Midstream companies typically structure themselves to generate consistent distributable cash flow that can support regular dividend payments to shareholders. Many midstream entities historically operated as master limited partnerships (MLPs) to provide tax-advantaged distributions, though some have converted to corporate structures. The business model emphasizes cash flow generation and distribution rather than earnings growth, making these companies attractive to income-focused investors seeking energy sector exposure without direct commodity price risk.
The natural gas industry operates in cycles driven by commodity prices, drilling activity, and production volumes. When natural gas prices are high, producers increase drilling activity, which drives demand for midstream infrastructure and water services. When prices decline, drilling activity slows, potentially reducing volumes flowing through gathering systems. Long-term contracts with minimum volume commitments help midstream companies maintain revenue stability even during periods of reduced drilling activity.

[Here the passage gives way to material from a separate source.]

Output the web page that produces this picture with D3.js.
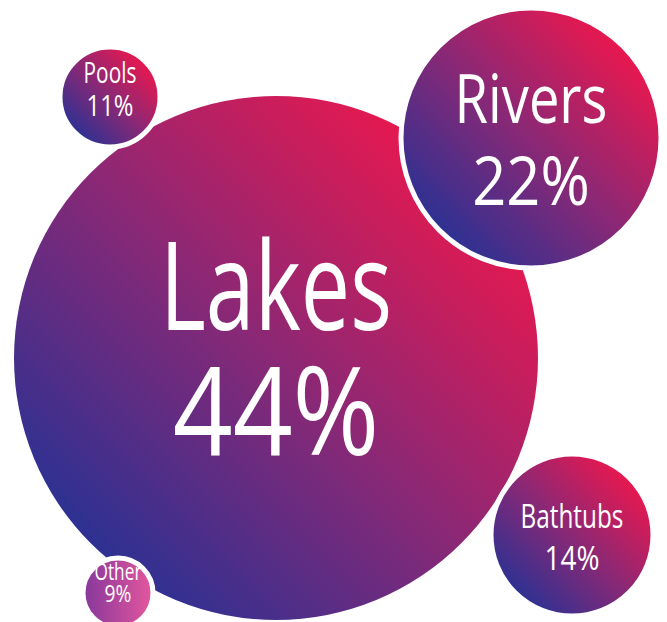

Regulatory and Environmental Considerations
Midstream infrastructure operations are subject to extensive federal, state, and local regulations governing pipeline safety, environmental protection, water quality, and land use. Pipeline construction requires permits from multiple agencies, and ongoing operations must comply with safety standards established by the Pipeline and Hazardous Materials Safety Administration. Water discharge from treatment facilities must meet Clean Water Act standards and state water quality regulations, requiring continuous monitoring and treatment process management.
Environmental regulations significantly impact the wastewater treatment segment, as produced water contains substances that require specialized treatment before discharge. Treatment processes must remove or reduce hydrocarbons, total dissolved solids, and naturally occurring radioactive materials to levels that meet discharge permits. Changes in environmental regulations can require additional capital investment in treatment technology or create opportunities for companies with existing compliant infrastructure.